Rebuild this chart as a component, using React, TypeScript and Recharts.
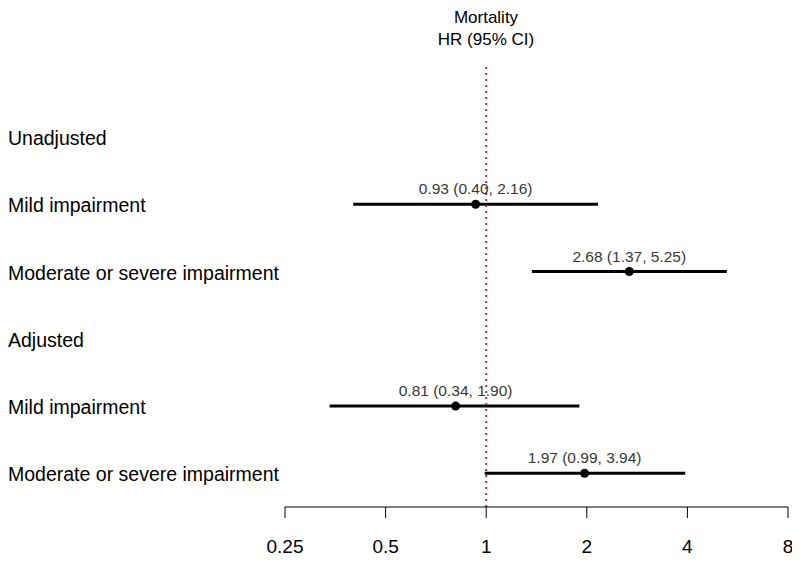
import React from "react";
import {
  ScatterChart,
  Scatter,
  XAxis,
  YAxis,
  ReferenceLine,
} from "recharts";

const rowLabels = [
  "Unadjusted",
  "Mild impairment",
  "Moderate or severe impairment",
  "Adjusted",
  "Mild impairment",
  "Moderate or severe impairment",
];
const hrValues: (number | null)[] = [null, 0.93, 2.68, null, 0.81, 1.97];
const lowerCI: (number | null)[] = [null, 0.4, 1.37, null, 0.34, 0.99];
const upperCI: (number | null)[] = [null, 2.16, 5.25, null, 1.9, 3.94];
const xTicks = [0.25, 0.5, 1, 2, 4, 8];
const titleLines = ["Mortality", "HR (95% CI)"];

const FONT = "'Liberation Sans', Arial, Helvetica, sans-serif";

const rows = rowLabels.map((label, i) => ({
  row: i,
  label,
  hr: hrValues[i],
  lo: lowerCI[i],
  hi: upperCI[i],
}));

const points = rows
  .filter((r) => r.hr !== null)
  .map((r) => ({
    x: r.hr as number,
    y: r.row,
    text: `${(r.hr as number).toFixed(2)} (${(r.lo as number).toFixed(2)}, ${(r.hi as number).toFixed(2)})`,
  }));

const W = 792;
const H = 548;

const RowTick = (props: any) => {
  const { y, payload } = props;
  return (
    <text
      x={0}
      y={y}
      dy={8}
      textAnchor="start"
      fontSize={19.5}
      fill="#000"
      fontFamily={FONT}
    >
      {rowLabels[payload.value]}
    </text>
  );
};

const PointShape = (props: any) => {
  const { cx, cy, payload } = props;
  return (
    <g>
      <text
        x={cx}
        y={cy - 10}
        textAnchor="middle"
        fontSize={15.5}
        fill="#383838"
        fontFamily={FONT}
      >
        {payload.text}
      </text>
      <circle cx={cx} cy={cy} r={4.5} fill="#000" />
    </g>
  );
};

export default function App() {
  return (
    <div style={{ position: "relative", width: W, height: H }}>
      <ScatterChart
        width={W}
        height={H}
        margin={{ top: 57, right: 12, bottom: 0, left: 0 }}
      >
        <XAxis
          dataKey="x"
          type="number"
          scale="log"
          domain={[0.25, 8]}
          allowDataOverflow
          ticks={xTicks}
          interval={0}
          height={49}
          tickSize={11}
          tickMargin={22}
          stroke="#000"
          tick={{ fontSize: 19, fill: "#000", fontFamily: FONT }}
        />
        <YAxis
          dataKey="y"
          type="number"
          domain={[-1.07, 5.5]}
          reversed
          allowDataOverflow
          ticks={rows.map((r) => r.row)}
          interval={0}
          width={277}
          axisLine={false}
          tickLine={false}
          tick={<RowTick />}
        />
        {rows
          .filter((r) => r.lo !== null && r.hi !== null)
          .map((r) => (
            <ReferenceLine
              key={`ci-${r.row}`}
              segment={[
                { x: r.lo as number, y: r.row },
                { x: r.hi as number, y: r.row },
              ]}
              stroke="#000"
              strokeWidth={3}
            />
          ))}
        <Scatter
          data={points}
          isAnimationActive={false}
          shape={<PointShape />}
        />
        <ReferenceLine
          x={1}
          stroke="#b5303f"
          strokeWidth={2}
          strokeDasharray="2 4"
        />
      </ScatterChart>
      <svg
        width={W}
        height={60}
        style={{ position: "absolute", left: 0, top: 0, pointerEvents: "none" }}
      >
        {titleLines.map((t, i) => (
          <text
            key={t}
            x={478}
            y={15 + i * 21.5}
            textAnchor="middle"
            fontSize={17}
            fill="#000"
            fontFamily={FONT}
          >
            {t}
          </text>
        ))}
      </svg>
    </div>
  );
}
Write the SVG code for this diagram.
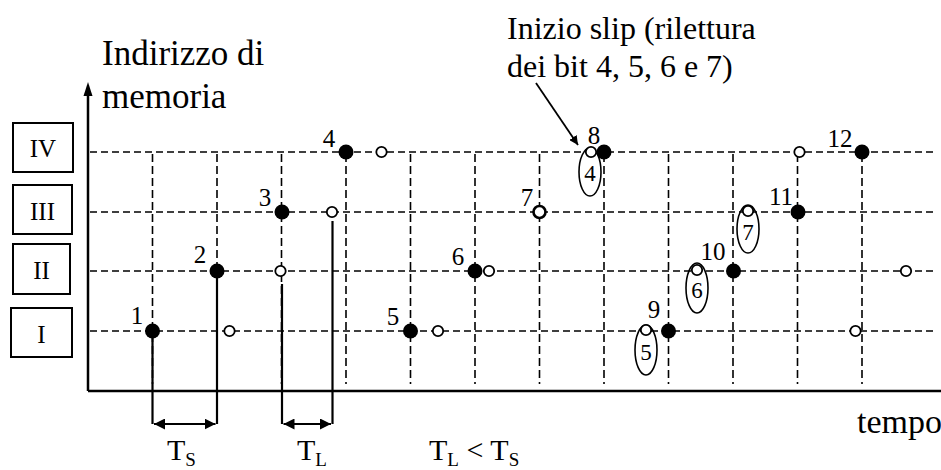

----------------------------------------

◆ PROBLEM STATEMENT
Return the records exactly. Don't carry the pictures over.

◆ ANSWER BELOW
Rebuild this chart as a component, using React, TypeScript and Recharts.
import React from "react";
import {
  ScatterChart,
  Scatter,
  XAxis,
  YAxis,
  ReferenceLine,
} from "recharts";

const rowLabels = [
  "Unadjusted",
  "Mild impairment",
  "Moderate or severe impairment",
  "Adjusted",
  "Mild impairment",
  "Moderate or severe impairment",
];
const hrValues: (number | null)[] = [null, 0.93, 2.68, null, 0.81, 1.97];
const lowerCI: (number | null)[] = [null, 0.4, 1.37, null, 0.34, 0.99];
const upperCI: (number | null)[] = [null, 2.16, 5.25, null, 1.9, 3.94];
const xTicks = [0.25, 0.5, 1, 2, 4, 8];
const titleLines = ["Mortality", "HR (95% CI)"];

const FONT = "'Liberation Sans', Arial, Helvetica, sans-serif";

const rows = rowLabels.map((label, i) => ({
  row: i,
  label,
  hr: hrValues[i],
  lo: lowerCI[i],
  hi: upperCI[i],
}));

const points = rows
  .filter((r) => r.hr !== null)
  .map((r) => ({
    x: r.hr as number,
    y: r.row,
    text: `${(r.hr as number).toFixed(2)} (${(r.lo as number).toFixed(2)}, ${(r.hi as number).toFixed(2)})`,
  }));

const W = 792;
const H = 548;

const RowTick = (props: any) => {
  const { y, payload } = props;
  return (
    <text
      x={0}
      y={y}
      dy={8}
      textAnchor="start"
      fontSize={19.5}
      fill="#000"
      fontFamily={FONT}
    >
      {rowLabels[payload.value]}
    </text>
  );
};

const PointShape = (props: any) => {
  const { cx, cy, payload } = props;
  return (
    <g>
      <text
        x={cx}
        y={cy - 10}
        textAnchor="middle"
        fontSize={15.5}
        fill="#383838"
        fontFamily={FONT}
      >
        {payload.text}
      </text>
      <circle cx={cx} cy={cy} r={4.5} fill="#000" />
    </g>
  );
};

export default function App() {
  return (
    <div style={{ position: "relative", width: W, height: H }}>
      <ScatterChart
        width={W}
        height={H}
        margin={{ top: 57, right: 12, bottom: 0, left: 0 }}
      >
        <XAxis
          dataKey="x"
          type="number"
          scale="log"
          domain={[0.25, 8]}
          allowDataOverflow
          ticks={xTicks}
          interval={0}
          height={49}
          tickSize={11}
          tickMargin={22}
          stroke="#000"
          tick={{ fontSize: 19, fill: "#000", fontFamily: FONT }}
        />
        <YAxis
          dataKey="y"
          type="number"
          domain={[-1.07, 5.5]}
          reversed
          allowDataOverflow
          ticks={rows.map((r) => r.row)}
          interval={0}
          width={277}
          axisLine={false}
          tickLine={false}
          tick={<RowTick />}
        />
        {rows
          .filter((r) => r.lo !== null && r.hi !== null)
          .map((r) => (
            <ReferenceLine
              key={`ci-${r.row}`}
              segment={[
                { x: r.lo as number, y: r.row },
                { x: r.hi as number, y: r.row },
              ]}
              stroke="#000"
              strokeWidth={3}
            />
          ))}
        <Scatter
          data={points}
          isAnimationActive={false}
          shape={<PointShape />}
        />
        <ReferenceLine
          x={1}
          stroke="#b5303f"
          strokeWidth={2}
          strokeDasharray="2 4"
        />
      </ScatterChart>
      <svg
        width={W}
        height={60}
        style={{ position: "absolute", left: 0, top: 0, pointerEvents: "none" }}
      >
        {titleLines.map((t, i) => (
          <text
            key={t}
            x={478}
            y={15 + i * 21.5}
            textAnchor="middle"
            fontSize={17}
            fill="#000"
            fontFamily={FONT}
          >
            {t}
          </text>
        ))}
      </svg>
    </div>
  );
}
Write the SVG code for this diagram.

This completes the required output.